Different types of memory transfer change the execution time of kernel

Dear all,
i am doing an explration between classic way of transfer data, pinned memory, unified memory, zero-copy memory and UVA memory type of data.

I observe that apart from the time of the data trasnfer, the execution time of the kernels are using the the data i have sent with the various types of transfer are changed.

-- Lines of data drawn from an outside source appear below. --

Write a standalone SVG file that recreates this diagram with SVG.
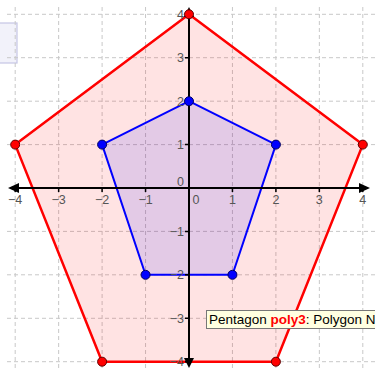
<svg xmlns="http://www.w3.org/2000/svg" width="375" height="371" viewBox="0 0 375 371">
<style>
.grid{stroke:#c8c8c8;stroke-width:1;stroke-dasharray:4,3;fill:none}
.axis{stroke:#000;stroke-width:2;fill:none}
.tick{stroke:#000;stroke-width:1.5}
.lbl{font-family:"Liberation Sans",Arial,sans-serif;font-size:12.5px;fill:#555}
.xl{text-anchor:middle}
.yl{text-anchor:end}
.outer{fill:#ff0000;fill-opacity:0.11;stroke:#ff0000;stroke-width:2.5;stroke-linejoin:round}
.inner{fill:#0000ff;fill-opacity:0.11;stroke:#0000ff;stroke-width:2;stroke-linejoin:round}
.rp{fill:#ff0000;stroke:#600000;stroke-width:1}
.bp{fill:#0000ff;stroke:#000060;stroke-width:1}
.tip{font-family:"Liberation Sans",Arial,sans-serif;font-size:13.5px;fill:#000}
</style>
<rect width="375" height="371" fill="#fff"/>
<rect x="-1" y="23" width="18" height="40" fill="#f2f2fa" stroke="#c5c5e5" stroke-width="1.2"/>
<g id="grid">
<path class="grid" d="M15.2 7V371M58.65 7V371M102.1 7V371M145.55 7V371M232.45 7V371M275.9 7V371M319.35 7V371M362.8 7V371"/>
<path class="grid" d="M7 14.3H375M7 57.7H375M7 101.2H375M7 144.6H375M7 231.4H375M7 274.8H375M7 318.3H375M7 361.7H375"/>
</g>
<g id="outer-pentagon">
<polygon class="outer" points="189,14.3 362.8,144.6 275.9,361.7 102.1,361.7 15.2,144.6"/>
</g>
<g id="inner-pentagon">
<polygon class="inner" points="189,101.2 275.9,144.6 232.45,274.8 145.55,274.8 102.1,144.6"/>
</g>
<g id="axes">
<path class="axis" d="M14 188H360M189 15V358"/>
<polygon points="8,188 19,183 19,193" fill="#000"/>
<polygon points="370,188 359,183 359,193" fill="#000"/>
<polygon points="189,7 184,17 194,17" fill="#000"/>
<polygon points="189,368 184,358 194,358" fill="#000"/>
<path class="tick" d="M15.2 188v4M58.65 188v4M102.1 188v4M145.55 188v4M232.45 188v4M275.9 188v4M319.35 188v4M362.8 188v4"/>
<path class="tick" d="M189 14.3h-4M189 57.7h-4M189 101.2h-4M189 144.6h-4M189 231.4h-4M189 274.8h-4M189 318.3h-4M189 361.7h-4"/>
</g>
<g id="labels" class="lbl">
<text class="xl" x="15.2" y="204">−4</text>
<text class="xl" x="58.65" y="204">−3</text>
<text class="xl" x="102.1" y="204">−2</text>
<text class="xl" x="145.55" y="204">−1</text>
<text class="xl" x="196" y="204">0</text>
<text class="xl" x="232.45" y="204">1</text>
<text class="xl" x="275.9" y="204">2</text>
<text class="xl" x="319.35" y="204">3</text>
<text class="xl" x="362.8" y="204">4</text>
<text class="yl" x="184" y="18.6">4</text>
<text class="yl" x="184" y="62">3</text>
<text class="yl" x="184" y="105.5">2</text>
<text class="yl" x="184" y="148.9">1</text>
<text class="yl" x="184" y="186">0</text>
<text class="yl" x="184" y="235.7">−1</text>
<text class="yl" x="184" y="279.1">−2</text>
<text class="yl" x="184" y="322.6">−3</text>
<text class="yl" x="184" y="366">−4</text>
</g>
<g id="points">
<circle class="rp" cx="189" cy="14.3" r="4.5"/>
<circle class="rp" cx="362.8" cy="144.6" r="4.5"/>
<circle class="rp" cx="275.9" cy="361.7" r="4.5"/>
<circle class="rp" cx="102.1" cy="361.7" r="4.5"/>
<circle class="rp" cx="15.2" cy="144.6" r="4.5"/>
<circle class="bp" cx="189" cy="101.2" r="4.5"/>
<circle class="bp" cx="275.9" cy="144.6" r="4.5"/>
<circle class="bp" cx="232.45" cy="274.8" r="4.5"/>
<circle class="bp" cx="145.55" cy="274.8" r="4.5"/>
<circle class="bp" cx="102.1" cy="144.6" r="4.5"/>
</g>
<g id="tooltip">
<rect x="206.5" y="310.5" width="175" height="18" fill="#ffffe1" stroke="#777" stroke-width="1"/>
<text class="tip" x="209" y="324">Pentagon <tspan fill="#ff0000" font-weight="bold">poly3</tspan>: Polygon N</text>
</g>
</svg>
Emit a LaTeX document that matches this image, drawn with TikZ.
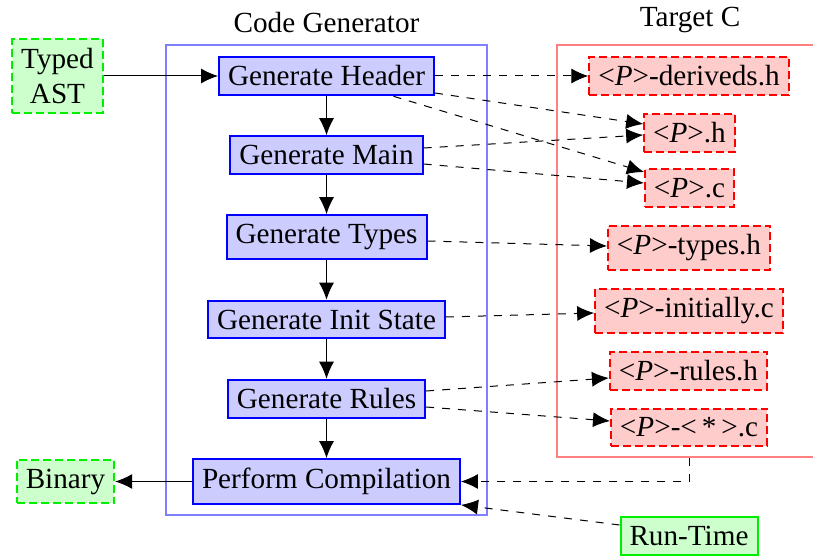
\documentclass[tikz,border=0pt]{standalone}
\usepackage{fontspec}
\setmainfont{Liberation Serif}
\usetikzlibrary{arrows.meta,calc}

\definecolor{genfill}{HTML}{CCCCFF}
\definecolor{outfill}{HTML}{FFCCCC}
\definecolor{iofill}{HTML}{CCFFCC}
\definecolor{iogreen}{HTML}{00EE00}
\definecolor{cgframe}{HTML}{8080FF}
\definecolor{tcframe}{HTML}{FF8080}

\newcommand\pname{<\textit{P}>}

\tikzset{
  txt/.style={font=\fontsize{14.6pt}{17.5pt}\selectfont},
  base/.style={txt, inner sep=4.5pt, line width=1pt},
  gen/.style={base, draw=blue, fill=genfill},
  outfile/.style={base, draw=red, fill=outfill, dash pattern=on 4pt off 2pt},
  io/.style={base, draw=iogreen, fill=iofill},
  iodash/.style={io, dash pattern=on 4pt off 2pt},
  frame/.style={draw, line width=1pt, inner sep=0pt},
  flow/.style={-{Latex[length=8.5pt,width=7.5pt]}, line width=0.5pt},
  dep/.style={flow, dash pattern=on 4pt off 4pt},
}

\begin{document}
\begin{tikzpicture}[x=0.5pt,y=-0.5pt]
\useasboundingbox (0,0) rectangle (813,556);

% group frames and their titles
\node[frame, draw=cgframe, minimum width=160.5pt, minimum height=235pt] (cg) at (326.5,280) {};
\node[frame, draw=tcframe, minimum width=132.5pt, minimum height=206pt] (tc) at (689.5,251) {};
\node[txt, anchor=base] (cglabel) at (326.5,33) {Code Generator};
\node[txt, anchor=base] (tclabel) at (690,27) {Target C};

% generator stages
\node[gen] (hdr)   at (326.5,76)    {Generate Header};
\node[gen] (main)  at (326.5,155)   {Generate Main};
\node[gen] (types) at (326.5,237)   {Generate Types};
\node[gen] (init)  at (326.5,319.5) {Generate Init State};
\node[gen] (rules) at (326.5,399)   {Generate Rules};
\node[gen] (pc)    at (326.5,481.5) {Perform Compilation};

% inputs and outputs
\node[iodash, align=center] (ast) at (57.5,76) {Typed\\AST};
\node[iodash] (bin) at (65.5,481.5) {Binary};
\node[io] (rt) at (689,536) {Run-Time};

% generated files
\node[outfile] (fder)   at (689,76)    {\pname-deriveds.h};
\node[outfile] (fh)     at (689.5,133) {\pname.h};
\node[outfile] (fc)     at (689.5,188) {\pname.c};
\node[outfile] (ftypes) at (689,248)   {\pname-types.h};
\node[outfile] (finit)  at (689,311)   {\pname-initially.c};
\node[outfile] (frules) at (688.5,371) {\pname-rules.h};
\node[outfile] (fstar)  at (689,427.5) {\pname-<\,*\,>.c};

% control flow
\draw[flow] (ast) -- (hdr);
\draw[flow] (hdr) -- (main);
\draw[flow] (main) -- (types);
\draw[flow] (types) -- (init);
\draw[flow] (init) -- (rules);
\draw[flow] (rules) -- (pc);
\draw[flow] (pc) -- (bin);

% produced files
\draw[dep] (hdr) -- (fder);
\draw[dep] ($(hdr.east)+(0,17)$) -- ($(fh.west)+(0,-9)$);
\draw[dep] ($(hdr.south)+(67,0)$) -- ($(fc.west)+(0,-16)$);
\draw[dep] ($(main.east)+(0,-7)$) -- ($(fh.west)+(0,2)$);
\draw[dep] ($(main.east)+(0,9)$) -- ($(fc.west)+(0,-5)$);
\draw[dep] ($(types.east)+(0,4)$) -- ($(ftypes.west)+(0,-2)$);
\draw[dep] ($(init.east)+(0,-2.5)$) -- ($(finit.west)+(0,2)$);
\draw[dep] ($(rules.east)+(0,-8)$) -- ($(frules.west)+(0,7)$);
\draw[dep] ($(rules.east)+(0,8)$) -- ($(fstar.west)+(0,-6.5)$);

% compilation inputs
\draw[dep] (tc.south) |- (pc.east);
\draw[dep] ($(rt.west)+(0,-11)$) -- (pc.south east);
\end{tikzpicture}
\end{document}
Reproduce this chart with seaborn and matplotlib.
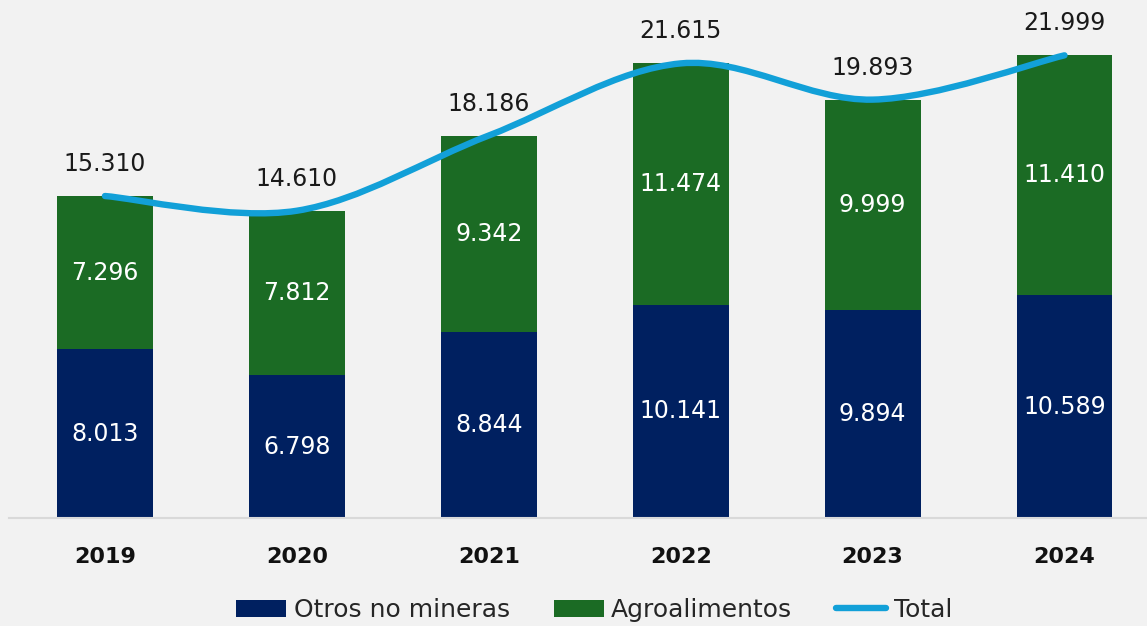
import numpy as np
import pandas as pd
import matplotlib
matplotlib.use("Agg")
import matplotlib.pyplot as plt
import seaborn as sns
from matplotlib.path import Path
from matplotlib.patches import PathPatch, Patch
from matplotlib.lines import Line2D

years = ["2019", "2020", "2021", "2022", "2023", "2024"]
otros = [8013, 6798, 8844, 10141, 9894, 10589]
agro = [7296, 7812, 9342, 11474, 9999, 11410]
total = [15310, 14610, 18186, 21615, 19893, 21999]
series_names = ["Otros no mineras", "Agroalimentos", "Total"]

NAVY = "#002060"
GREEN = "#1b6b24"
BLUE = "#12a0d8"
BG = "#f2f2f2"

def fmt(v):
    return f"{v:,}".replace(",", ".")

sns.set_theme(style="white")
plt.rcParams["font.family"] = ["DejaVu Sans"]

fig = plt.figure(figsize=(11.47, 6.26), dpi=100, facecolor=BG)
ax = fig.add_axes([9 / 1147, 108 / 626, 1 - 9 / 1147, 518 / 626])
ax.set_facecolor(BG)

df = pd.DataFrame({"year": years, "otros": otros, "agro": agro, "total": total})
sns.barplot(data=df, x="year", y="otros", color=NAVY, saturation=1, width=0.5,
            linewidth=0, ax=ax)
sns.barplot(data=df, x="year", y="agro", color=GREEN, saturation=1, width=0.5,
            linewidth=0, bottom=df["otros"].values, ax=ax)

# smoothed total line (Catmull-Rom as cubic Bezier, like Excel smoothing)
xs = np.arange(len(years), dtype=float)
ys = np.array(total, dtype=float)
verts = [(xs[0], ys[0])]
codes = [Path.MOVETO]
n = len(xs)
for i in range(n - 1):
    p0 = np.array([xs[max(i - 1, 0)], ys[max(i - 1, 0)]])
    p1 = np.array([xs[i], ys[i]])
    p2 = np.array([xs[i + 1], ys[i + 1]])
    p3 = np.array([xs[min(i + 2, n - 1)], ys[min(i + 2, n - 1)]])
    c1 = p1 + (p2 - p0) / 6
    c2 = p2 - (p3 - p1) / 6
    verts += [tuple(c1), tuple(c2), tuple(p2)]
    codes += [Path.CURVE4] * 3
ax.add_patch(PathPatch(Path(verts, codes), facecolor="none", edgecolor=BLUE,
                       lw=4.6, capstyle="round", joinstyle="round", zorder=4))

for i in range(n):
    ax.text(xs[i], otros[i] / 2, fmt(otros[i]), ha="center", va="center",
            color="white", fontsize=17, zorder=5)
    ax.text(xs[i], otros[i] + agro[i] / 2, fmt(agro[i]), ha="center", va="center",
            color="white", fontsize=17, zorder=5)
    ax.annotate(fmt(total[i]), (xs[i], total[i]), xytext=(0, 23),
                textcoords="offset points", ha="center", va="center",
                color="#1a1a1a", fontsize=17, zorder=5)

ax.set_xlim(-0.5, 5.43)
ax.set_ylim(0, 24630)
ax.set_xlabel("")
ax.set_ylabel("")
ax.set_yticks([])
for s in ["left", "right", "top"]:
    ax.spines[s].set_visible(False)
ax.spines["bottom"].set_color("#d9d9d9")
ax.spines["bottom"].set_linewidth(1.5)
ax.tick_params(axis="x", length=0, pad=21)
for lab in ax.get_xticklabels():
    lab.set_fontweight("bold")
    lab.set_fontsize(16)
    lab.set_color("#111111")

handles = [Patch(facecolor=NAVY, edgecolor="none"),
           Patch(facecolor=GREEN, edgecolor="none"),
           Line2D([0], [0], color=BLUE, lw=4.6, solid_capstyle="round")]
fig.legend(handles, series_names, loc="center", bbox_to_anchor=(0.518, 16 / 626),
           ncol=3, frameon=False, fontsize=18, handlelength=2.0, handleheight=0.65,
           handletextpad=0.3, columnspacing=1.75, borderaxespad=0, borderpad=0)

fig.savefig("out.png", dpi=100, facecolor=BG)
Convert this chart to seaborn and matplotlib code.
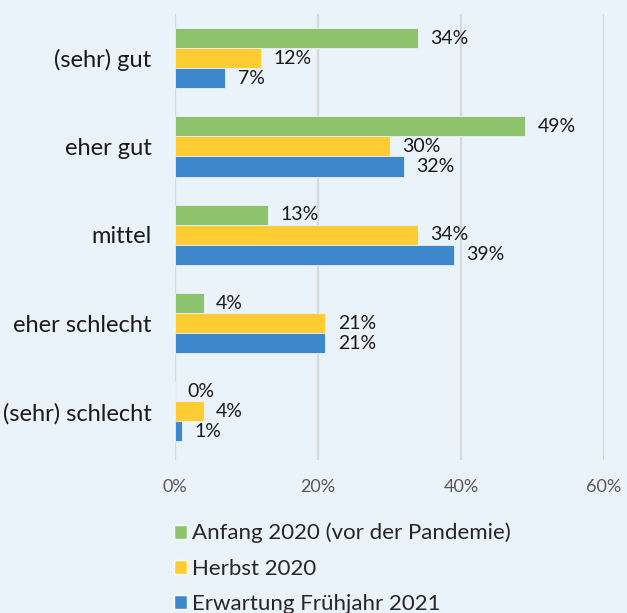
import seaborn as sns
import pandas as pd
import matplotlib.pyplot as plt
from matplotlib.patches import Patch

categories = ["(sehr) gut", "eher gut", "mittel", "eher schlecht", "(sehr) schlecht"]
series = ["Anfang 2020 (vor der Pandemie)", "Herbst 2020", "Erwartung Frühjahr 2021"]
anfang_2020 = [34, 49, 13, 4, 0]
herbst_2020 = [12, 30, 34, 21, 4]
erwartung_2021 = [7, 32, 39, 21, 1]
xticks = [0, 20, 40, 60]

colors = ["#8DC36C", "#FFCC33", "#3D87CD"]
bg = "#EAF2FA"

rows = []
for name, vals in zip(series, [anfang_2020, herbst_2020, erwartung_2021]):
    for cat, v in zip(categories, vals):
        rows.append({"kategorie": cat, "serie": name, "wert": v})
df = pd.DataFrame(rows)

sns.set_style("white")
plt.rcParams["font.family"] = ["Lato", "DejaVu Sans"]

fig = plt.figure(figsize=(6.27, 6.13), dpi=100, facecolor=bg)
ax = fig.add_axes([175/627, 1 - 460/613, (604 - 175)/627, (460 - 14)/613])
ax.set_facecolor(bg)

sns.barplot(data=df, x="wert", y="kategorie", hue="serie", order=categories,
            hue_order=series, palette=colors, saturation=1, orient="h", width=0.68,
            edgecolor=bg, linewidth=0.6, legend=False, ax=ax)

for cont in ax.containers:
    ax.bar_label(cont, labels=[f"{int(b.get_width())}%" for b in cont],
                 padding=9, fontsize=14, color="#1a1a1a")

ax.set_xlim(0, 60)
ax.set_ylim(4.55, -0.5)
ax.set_xticks(xticks)
ax.set_xticklabels([f"{t}%" for t in xticks], fontsize=13, color="#595959")
ax.xaxis.grid(True, color="#D6D9DC", linewidth=1.6)
ax.set_axisbelow(True)
ax.tick_params(axis="y", length=0, labelsize=17, pad=17, labelcolor="#1a1a1a")
ax.tick_params(axis="x", length=0, pad=14)
ax.set_xlabel("")
ax.set_ylabel("")
sns.despine(ax=ax, left=True, bottom=True)

handles = [Patch(facecolor=c, label=s) for c, s in zip(colors, series)]
fig.legend(handles=handles, loc="upper left", bbox_to_anchor=(165/627, 1 - 514/613),
           frameon=False, fontsize=16, handlelength=0.6, handleheight=0.6,
           handletextpad=0.2, labelspacing=0.69, borderaxespad=0)

fig.savefig("out.png", dpi=100, facecolor=bg)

I cannot imagine why, as i think that global memory is not cached.

Has anyone any idea?
I am using Tegra x1, where cpu and gpu shares a common memory.

Thank you in advance!

why do you say global memory is not cached?

It is cached.

You may want to ask questions about TX1 on the appropriate forum:

https://devtalk.nvidia.com/default/board/139/jetson-embedded-systems/

Hello txbob and thank you for your answer.
Because a professor of mine had told me that the the caches that exist in the gpu are for caching the instructions and not the data.
Could you please recommend me a link that explains that data in gpu are cached?

Thank you in advance!

Hello txbob again,
i searched and i found that indeed gpu’s cache is for data too. Thank you for the information. I would like to ask, the only factor that execution time of kernel differs, is the more or less cache hits that happen in each way of transfer?
And if it is, is there any explanation of why every way of data transfer caches with a different way its data?

Thank you in advance!

I’m not sure what all the factors are. You haven’t shown any code. Certainly pinned/zero-copy memory on TX1 should be faster than a method using cudaMalloc, since the use of cudaMalloc implies an actual copy operation on the data, which is not required in the other cases, and that has nothing to do with the cache.

I think in the context of TX1/TX2 this topic has been discussed extensively elsewhere. You might ask your question on the TX1 forum that I already pointed out, or study some of the questions there.

Ok, thaink you!